[Entries with chart source code]

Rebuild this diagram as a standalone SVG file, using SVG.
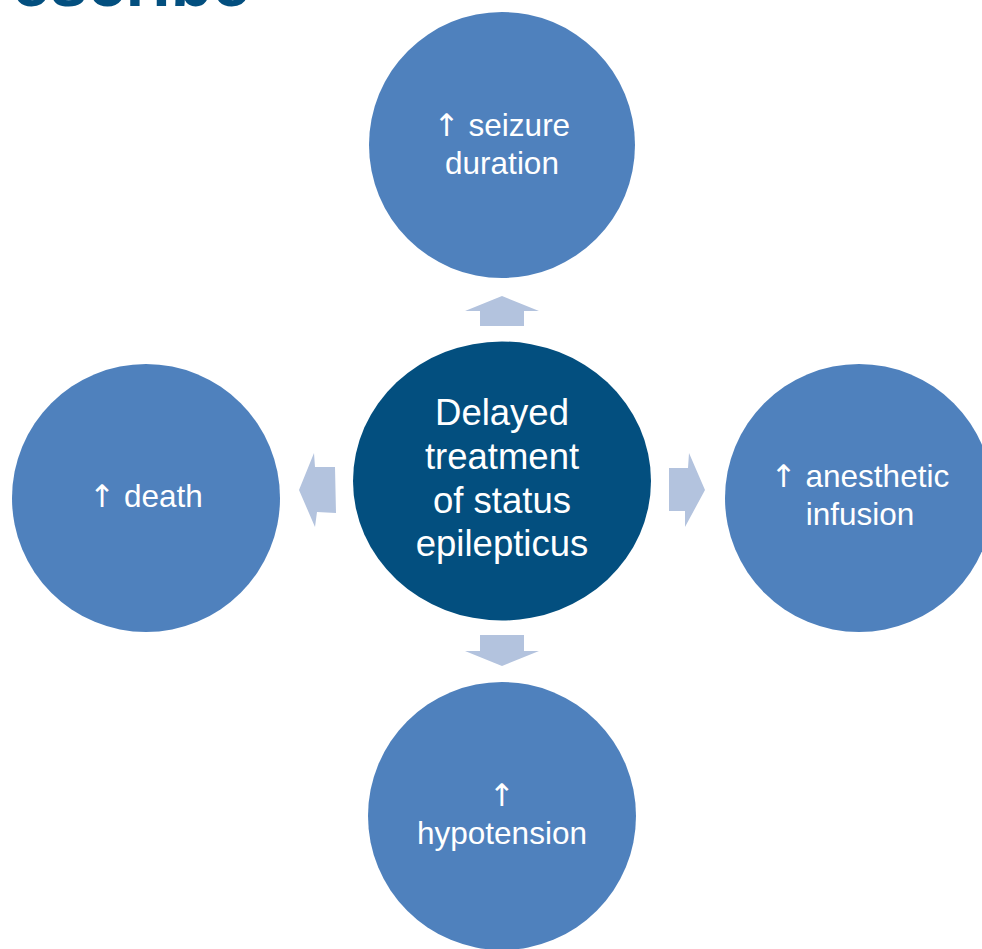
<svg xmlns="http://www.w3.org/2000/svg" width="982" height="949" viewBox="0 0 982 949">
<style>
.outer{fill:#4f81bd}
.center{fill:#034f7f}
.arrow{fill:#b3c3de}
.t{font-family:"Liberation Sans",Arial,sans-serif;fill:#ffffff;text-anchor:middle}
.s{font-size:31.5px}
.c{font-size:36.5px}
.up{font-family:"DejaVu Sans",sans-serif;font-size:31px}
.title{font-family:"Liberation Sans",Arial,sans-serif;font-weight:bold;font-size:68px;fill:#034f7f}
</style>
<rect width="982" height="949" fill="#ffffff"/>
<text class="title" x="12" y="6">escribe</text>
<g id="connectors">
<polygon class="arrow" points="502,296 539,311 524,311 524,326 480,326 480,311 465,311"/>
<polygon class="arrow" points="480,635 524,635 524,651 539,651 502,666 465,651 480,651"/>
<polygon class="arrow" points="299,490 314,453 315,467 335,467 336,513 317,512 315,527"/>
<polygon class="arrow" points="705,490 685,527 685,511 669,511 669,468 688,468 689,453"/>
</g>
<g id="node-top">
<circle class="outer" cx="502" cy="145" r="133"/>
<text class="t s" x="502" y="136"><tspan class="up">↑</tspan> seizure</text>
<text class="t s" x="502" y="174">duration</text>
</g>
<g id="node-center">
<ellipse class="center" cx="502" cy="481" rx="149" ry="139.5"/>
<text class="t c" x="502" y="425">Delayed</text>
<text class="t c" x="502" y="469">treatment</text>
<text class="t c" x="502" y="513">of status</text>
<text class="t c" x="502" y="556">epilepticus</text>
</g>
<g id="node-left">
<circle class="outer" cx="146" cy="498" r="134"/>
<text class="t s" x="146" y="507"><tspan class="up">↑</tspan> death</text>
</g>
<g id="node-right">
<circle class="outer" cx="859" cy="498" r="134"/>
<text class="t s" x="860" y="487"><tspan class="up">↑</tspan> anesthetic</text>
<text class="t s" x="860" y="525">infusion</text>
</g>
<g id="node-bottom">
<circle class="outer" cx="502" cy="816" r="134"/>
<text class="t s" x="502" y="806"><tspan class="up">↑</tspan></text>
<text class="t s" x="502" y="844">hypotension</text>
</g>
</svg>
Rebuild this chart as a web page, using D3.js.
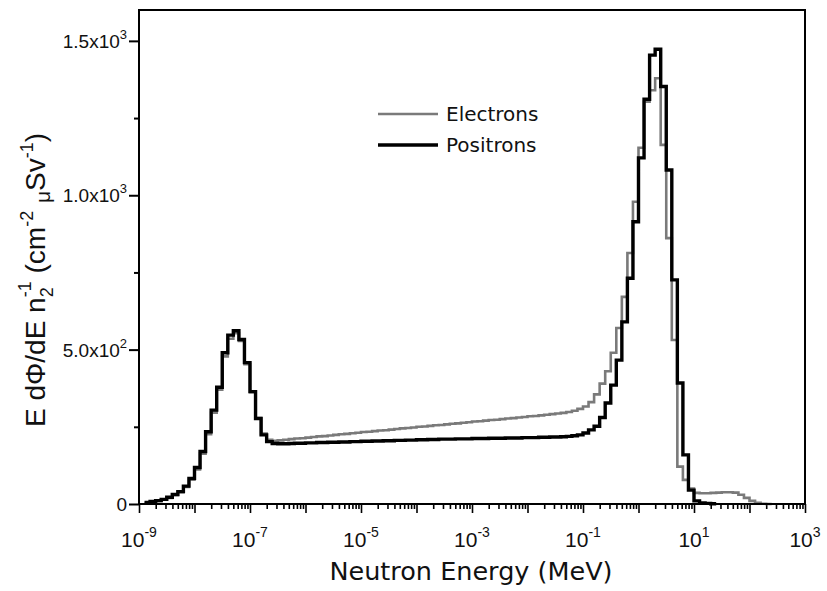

_Written task_
Copy all the data exactly as written, but skip any picture.

_Task response_
Rebuild this diagram as a standalone SVG file, using SVG.
<svg xmlns="http://www.w3.org/2000/svg" width="982" height="949" viewBox="0 0 982 949">
<style>
.outer{fill:#4f81bd}
.center{fill:#034f7f}
.arrow{fill:#b3c3de}
.t{font-family:"Liberation Sans",Arial,sans-serif;fill:#ffffff;text-anchor:middle}
.s{font-size:31.5px}
.c{font-size:36.5px}
.up{font-family:"DejaVu Sans",sans-serif;font-size:31px}
.title{font-family:"Liberation Sans",Arial,sans-serif;font-weight:bold;font-size:68px;fill:#034f7f}
</style>
<rect width="982" height="949" fill="#ffffff"/>
<text class="title" x="12" y="6">escribe</text>
<g id="connectors">
<polygon class="arrow" points="502,296 539,311 524,311 524,326 480,326 480,311 465,311"/>
<polygon class="arrow" points="480,635 524,635 524,651 539,651 502,666 465,651 480,651"/>
<polygon class="arrow" points="299,490 314,453 315,467 335,467 336,513 317,512 315,527"/>
<polygon class="arrow" points="705,490 685,527 685,511 669,511 669,468 688,468 689,453"/>
</g>
<g id="node-top">
<circle class="outer" cx="502" cy="145" r="133"/>
<text class="t s" x="502" y="136"><tspan class="up">↑</tspan> seizure</text>
<text class="t s" x="502" y="174">duration</text>
</g>
<g id="node-center">
<ellipse class="center" cx="502" cy="481" rx="149" ry="139.5"/>
<text class="t c" x="502" y="425">Delayed</text>
<text class="t c" x="502" y="469">treatment</text>
<text class="t c" x="502" y="513">of status</text>
<text class="t c" x="502" y="556">epilepticus</text>
</g>
<g id="node-left">
<circle class="outer" cx="146" cy="498" r="134"/>
<text class="t s" x="146" y="507"><tspan class="up">↑</tspan> death</text>
</g>
<g id="node-right">
<circle class="outer" cx="859" cy="498" r="134"/>
<text class="t s" x="860" y="487"><tspan class="up">↑</tspan> anesthetic</text>
<text class="t s" x="860" y="525">infusion</text>
</g>
<g id="node-bottom">
<circle class="outer" cx="502" cy="816" r="134"/>
<text class="t s" x="502" y="806"><tspan class="up">↑</tspan></text>
<text class="t s" x="502" y="844">hypotension</text>
</g>
</svg>
Rebuild this chart as a web page, using D3.js.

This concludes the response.